I just created my own Naive Bayes model from scratch and trained it on 776 documents. I tried classifying the documents but it's classified the documents wrong on all three of the test documents. The category that it should have been even had the lowest of all probabilities against the other categories (this is for two of the three test documents).
Should I increase the number of training documents?
I don't think it's my code because i checked the computation but I don't know, maybe the compute_numerators function is wrong somehow?? For the numerator part I used logs because of the underflow problem and summed up the probabilities of the terms and the probability of (number_of_documents_in_category/overall_number_of_documents)

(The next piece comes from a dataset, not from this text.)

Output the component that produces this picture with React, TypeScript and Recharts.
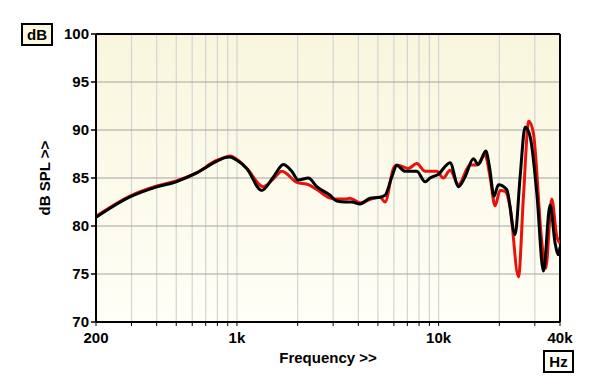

Super confused and discouraged since this took me so long and now I feel like it was for nothing because it didn't even classify ONE document correctly :(
@Bob Dillon, Hi, thank you for your thorough reply. my biggest question from this was what you mean by separable. Do you mean if there is a clear distinction of the documents between the classes? I don't really know how to answer that. The data was classified by humans so the separation is possible, but maybe it's so close to other types of categories that it's getting blurred? Maybe the computer doesn't recognize a difference in the words used that are classified as one thing vs another category? I have to keep those categories, I cannot rearrange the categories, they must be as is. I am not sure how to prototype in R, wouldn't I still need to take in the text data and run it? wouldn't I still need to create a tokenization etc? I'm going to look into information gain and SVM. I will probably post back. Thanks!